* _Records_:

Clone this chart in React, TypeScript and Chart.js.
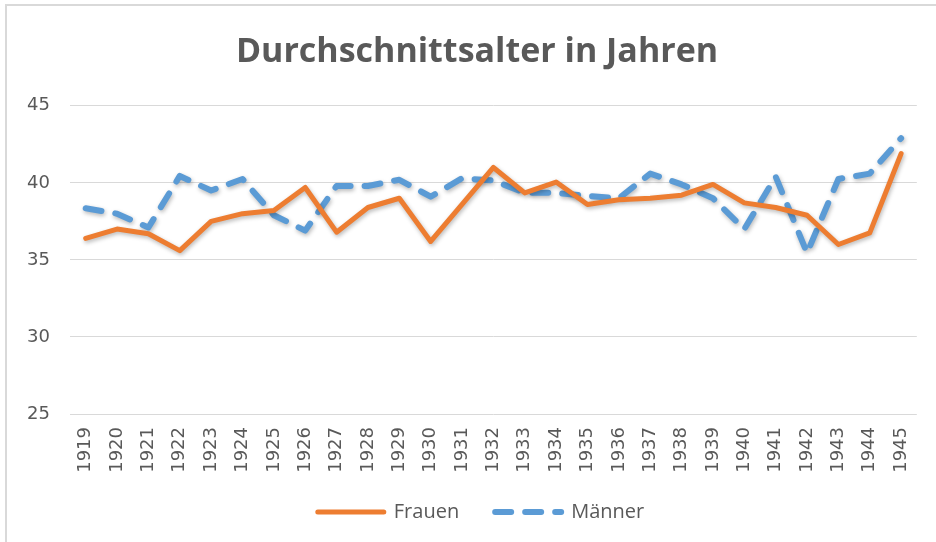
import React, { useEffect, useRef } from "react";
import { Chart, registerables } from "chart.js";

Chart.register(...registerables);

const years: string[] = [
  "1919", "1920", "1921", "1922", "1923", "1924", "1925", "1926", "1927",
  "1928", "1929", "1930", "1931", "1932", "1933", "1934", "1935", "1936",
  "1937", "1938", "1939", "1940", "1941", "1942", "1943", "1944", "1945",
];

const frauen: number[] = [
  36.4, 37.0, 36.7, 35.6, 37.5, 38.0, 38.2, 39.7, 36.8,
  38.4, 39.0, 36.2, 38.6, 41.0, 39.35, 40.05, 38.6, 38.9,
  39.0, 39.2, 39.9, 38.7, 38.4, 37.9, 36.0, 36.75, 41.9,
];

const maenner: number[] = [
  38.35, 38.0, 37.1, 40.45, 39.5, 40.25, 37.9, 36.9, 39.8,
  39.8, 40.2, 39.1, 40.3, 40.15, 39.35, 39.35, 39.15, 39.0,
  40.6, 39.9, 39.0, 37.0, 40.4, 35.45, 40.25, 40.6, 42.9,
];

const yMin = 25;
const yMax = 45;
const yStep = 5;

const shadowPlugin = {
  id: "lineShadow",
  beforeDatasetsDraw(chart: any) {
    const ctx = chart.ctx;
    ctx.save();
    ctx.shadowColor = "rgba(0,0,0,0.28)";
    ctx.shadowBlur = 4;
    ctx.shadowOffsetX = 1;
    ctx.shadowOffsetY = 2;
  },
  afterDatasetsDraw(chart: any) {
    chart.ctx.restore();
  },
};

// nudge title and legend boxes to match the reference placement
const boxShiftPlugin = {
  id: "boxShift",
  afterLayout(chart: any) {
    const t = chart.titleBlock;
    if (t) {
      t.left += 10;
      t.right += 10;
    }
    const l = chart.legend;
    if (l) {
      l.left += 14;
      l.right += 14;
      l.top -= 8;
      l.bottom -= 8;
    }
  },
};

export default function App() {
  const ref = useRef<HTMLCanvasElement | null>(null);

  useEffect(() => {
    if (!ref.current) return;
    const chart = new Chart(ref.current, {
      type: "line",
      data: {
        labels: years,
        datasets: [
          {
            label: "Frauen",
            data: frauen,
            borderColor: "#ED7D31",
            backgroundColor: "#ED7D31",
            borderWidth: 5,
            borderCapStyle: "round",
            borderJoinStyle: "round",
            pointRadius: 0,
            tension: 0,
          },
          {
            label: "Männer",
            data: maenner,
            borderColor: "#5B9BD5",
            backgroundColor: "#5B9BD5",
            borderWidth: 6,
            borderDash: [16, 14],
            borderCapStyle: "round",
            borderJoinStyle: "round",
            pointRadius: 0,
            tension: 0,
          },
        ],
      },
      options: {
        animation: false,
        responsive: false,
        maintainAspectRatio: false,
        layout: { padding: { left: 13, right: 15, top: 0, bottom: 2 } },
        plugins: {
          title: {
            display: true,
            text: "Durchschnittsalter in Jahren",
            color: "#595959",
            font: { family: "'Open Sans'", size: 34, weight: "bold" },
            padding: { top: 32, bottom: 33 },
          },
          legend: {
            display: true,
            position: "bottom",
            labels: {
              usePointStyle: true,
              pointStyleWidth: 66,
              padding: 36,
              color: "#595959",
              font: { family: "'Open Sans'", size: 20 },
              generateLabels: (c: any) =>
                c.data.datasets.map((ds: any, i: number) => ({
                  text: ds.label,
                  strokeStyle: ds.borderColor,
                  fillStyle: ds.borderColor,
                  lineWidth: ds.borderWidth,
                  lineDash: ds.borderDash || [],
                  lineCap: "round",
                  pointStyle: "line",
                  hidden: false,
                  datasetIndex: i,
                  fontColor: "#595959",
                })),
            },
          },
          tooltip: { enabled: false },
        },
        scales: {
          x: {
            offset: true,
            grid: { display: false, drawTicks: false },
            border: { display: false },
            afterFit: (scale: any) => {
              scale.height = 60;
            },
            ticks: {
              minRotation: 90,
              maxRotation: 90,
              autoSkip: false,
              padding: 13,
              color: "#595959",
              font: { family: "'DejaVu Sans'", size: 18 },
            },
          },
          y: {
            min: yMin,
            max: yMax,
            grid: { color: "#d9d9d9", lineWidth: 1, drawTicks: false },
            border: { display: false },
            afterFit: (scale: any) => {
              scale.width = 57;
            },
            ticks: {
              stepSize: yStep,
              padding: 20,
              color: "#595959",
              font: { family: "'DejaVu Sans'", size: 18 },
            },
          },
        },
      },
      plugins: [shadowPlugin, boxShiftPlugin],
    });
    return () => chart.destroy();
  }, []);

  return (
    <div style={{ position: "fixed", left: 0, top: 0, width: 936, height: 542, background: "#fff" }}>
      <div
        style={{
          position: "absolute",
          left: 5,
          top: 4,
          right: 0,
          bottom: 0,
          borderLeft: "2px solid #d9d9d9",
          borderTop: "2px solid #d9d9d9",
        }}
      />
      <canvas ref={ref} width={936} height={542} style={{ position: "absolute", left: 0, top: 0 }} />
    </div>
  );
}
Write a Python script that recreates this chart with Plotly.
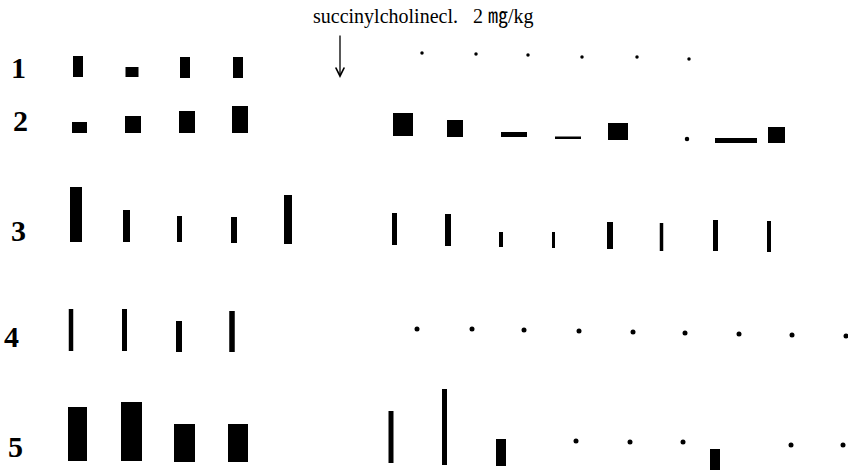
import plotly.graph_objects as go

# Twitch recordings, five traces. t = time position of each stimulus (arbitrary time units),
# base = baseline level of the recording at that stimulus, amp = twitch amplitude (0 = no response)
row_labels = ["1", "2", "3", "4", "5"]

row1_t = [78, 132, 185, 238, 422, 476, 528, 582, 637, 689]
row1_base = [77, 77, 78, 78, 53, 54, 55, 57, 57, 59]
row1_amp = [21, 10, 21, 21, 0, 0, 0, 0, 0, 0]
row1_w = [10, 13, 10, 10, 0, 0, 0, 0, 0, 0]

row2_t = [79.5, 133, 187, 240, 403, 455, 514, 568, 618, 687, 736, 776.5]
row2_base = [133, 133, 133, 133, 136, 137, 137, 139, 140, 139, 143, 143]
row2_amp = [11, 17, 22, 27, 23, 17, 5, 2.5, 17, 0, 5, 16]
row2_w = [15, 16, 16, 16, 20, 16, 26, 26, 20, 0, 42, 17]

row3_t = [76, 126.5, 179.5, 234, 288, 394.5, 448, 501, 553.5, 610, 661.5, 715.5, 769]
row3_base = [242, 242, 242, 243, 244, 245, 246, 247, 248, 249, 251, 251, 252]
row3_amp = [55, 32, 26, 26, 49, 32, 32, 15, 16, 27, 28, 31, 31]
row3_w = [12, 7, 5, 6, 8, 5, 6, 4, 3, 6, 3.5, 5, 4]

row4_t = [71, 124.5, 179, 232, 417, 472, 524, 579, 633, 685, 739, 792, 846]
row4_base = [351, 351, 352, 352, 329, 329, 330, 331, 332, 333, 334, 335, 336]
row4_amp = [42, 42, 31, 41, 0, 0, 0, 0, 0, 0, 0, 0, 0]
row4_w = [4.5, 5, 6, 5.5, 0, 0, 0, 0, 0, 0, 0, 0, 0]

row5_t = [77.5, 131.5, 184.5, 238, 391, 444.5, 501, 576, 630, 683, 715, 791, 843]
row5_base = [461, 461, 462, 462, 463, 465, 466, 441, 442, 442, 470, 445, 445]
row5_amp = [54, 59, 38, 38, 52, 76, 27, 0, 0, 0, 21, 0, 0]
row5_w = [19, 21, 21, 20, 5, 5, 10, 0, 0, 0, 10, 0, 0]

rows = [
    (row1_t, row1_base, row1_amp, row1_w),
    (row2_t, row2_base, row2_amp, row2_w),
    (row3_t, row3_base, row3_amp, row3_w),
    (row4_t, row4_base, row4_amp, row4_w),
    (row5_t, row5_base, row5_amp, row5_w),
]
dot_sizes = [3.5, 4.5, 4.5, 5, 5]

title_text = "succinylcholinecl.&nbsp;&nbsp; 2 ㎎/kg"
injection_t = 340

fig = go.Figure()

for (t, base, amp, w), ds in zip(rows, dot_sizes):
    bt = [x for x, a in zip(t, amp) if a > 0]
    bb = [b for b, a in zip(base, amp) if a > 0]
    ba = [-a for a in amp if a > 0]
    bw = [ww for ww, a in zip(w, amp) if a > 0]
    fig.add_trace(go.Bar(x=bt, y=ba, base=bb, width=bw,
                         marker=dict(color="black", line=dict(width=0)),
                         showlegend=False, hoverinfo="skip"))
    dt = [x for x, a in zip(t, amp) if a == 0]
    db = [b for b, a in zip(base, amp) if a == 0]
    if dt:
        fig.add_trace(go.Scatter(x=dt, y=db, mode="markers",
                                 marker=dict(color="black", size=ds),
                                 showlegend=False, hoverinfo="skip"))

label_pos = [(18, 67), (20, 120), (18, 230), (11, 336), (15, 446)]
for lab, (lx, ly) in zip(row_labels, label_pos):
    fig.add_annotation(x=lx, y=ly, text="<b>" + lab + "</b>", showarrow=False,
                       font=dict(family="Liberation Serif", size=30, color="black"),
                       xanchor="center", yanchor="middle")

fig.add_annotation(x=423, y=16, text=title_text, showarrow=False,
                   font=dict(family="Liberation Serif, Noto Sans CJK KR", size=20, color="black"),
                   xanchor="center", yanchor="middle")

fig.add_annotation(x=injection_t, y=78, ax=injection_t, ay=34, axref="x", ayref="y",
                   text="", showarrow=True, arrowhead=5, arrowsize=1.3, arrowwidth=1.3,
                   arrowcolor="black")

fig.update_layout(
    width=848, height=474,
    margin=dict(l=0, r=0, t=0, b=0),
    paper_bgcolor="white", plot_bgcolor="white",
    barmode="overlay",
    xaxis=dict(range=[0, 848], visible=False, fixedrange=True),
    yaxis=dict(range=[474, 0], visible=False, fixedrange=True),
)

fig.write_html("out.html", config={"displayModeBar": False},
               post_script="document.body.style.margin='0';document.body.style.overflow='hidden';")
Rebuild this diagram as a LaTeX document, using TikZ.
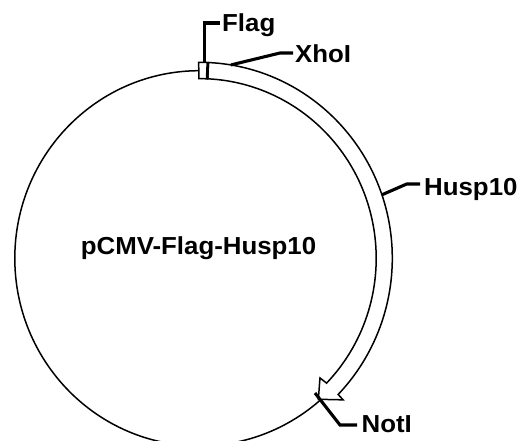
\documentclass[tikz,border=0pt]{standalone}
\usepackage{fontspec}
\setmainfont{Liberation Sans}[FakeStretch=1.05]
\begin{document}
\begin{tikzpicture}[x=1pt,y=-1pt, line join=miter,
  thinline/.style={line width=1.5pt},
  leader/.style={line width=3.1pt},
  lbl/.style={font=\fontsize{24.6}{30}\selectfont\bfseries, inner sep=0pt, anchor=base west}]
\useasboundingbox (0,0) rectangle (519,441);
\begin{scope}[shift={(199.4,258.3)}, y=1pt]
  % plasmid circle
  \draw[thinline] (0,0) ellipse [x radius=184.6pt, y radius=187.6pt];
  % Husp10 insert band with arrow head
  \draw[thinline, fill=white]
    (87.3:192.9pt and 196pt)
    arc[start angle=87.3, end angle=-44, x radius=192.9pt, y radius=196pt]
    -- (-44.1:200.1pt and 203.4pt)
    -- (-49.4:182.8pt and 185.7pt)
    -- (-44.3:168.5pt and 171.3pt)
    -- (-44:176.8pt and 179.7pt)
    arc[start angle=-44, end angle=87.3, x radius=176.8pt, y radius=179.7pt]
    -- cycle;
  % Flag box
  \draw[thinline, fill=white]
    (90.2:176.8pt and 179.7pt) -- (90.2:192.9pt and 196pt)
    -- (87.3:192.9pt and 196pt) -- (87.3:176.8pt and 179.7pt) -- cycle;
  \draw[line width=2.4pt] (87.55:176.8pt and 179.7pt) -- (87.55:192.9pt and 196pt);
  % leader start points
  \coordinate (fs) at (88.4:192.9pt and 196pt);
  \coordinate (xs) at (80.6:192.9pt and 196pt);
  \coordinate (hs) at (18.9:192.9pt and 196pt);
\end{scope}
\coordinate (ns) at (315,393);
\coordinate (fc) at (220,23);
\coordinate (xm) at (280,53);
\coordinate (xc) at (293,53);
\coordinate (hm) at (406.7,184);
\coordinate (hc) at (420,184);
\coordinate (nm) at (340,425);
\coordinate (nc) at (357,425);
% labels
\node[lbl] (flag) at (222,31.5) {Flag};
\node[lbl] (xho) at (295,63) {XhoI};
\node[lbl] (husp) at (424,195) {Husp10};
\node[lbl] (noti) at (361.5,432.5) {NotI};
\node[lbl, anchor=base] (name) at (198.5,254.3) {pCMV-Flag-Husp10};
% leaders
\draw[leader] (fs) |- (fc);
\draw[leader] (xs) -- (xm) -- (xc);
\draw[leader] (hs) -- (hm) -- (hc);
\draw[leader] (ns) -- (nm) -- (nc);
\end{tikzpicture}
\end{document}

* _Required work_: In the listing above, locate each line with "that" and copy it.

* _Worked answer_:
Write a Python script that recreates this chart with Plotly.
# base = baseline level of the recording at that stimulus, amp = twitch amplitude (0 = no response)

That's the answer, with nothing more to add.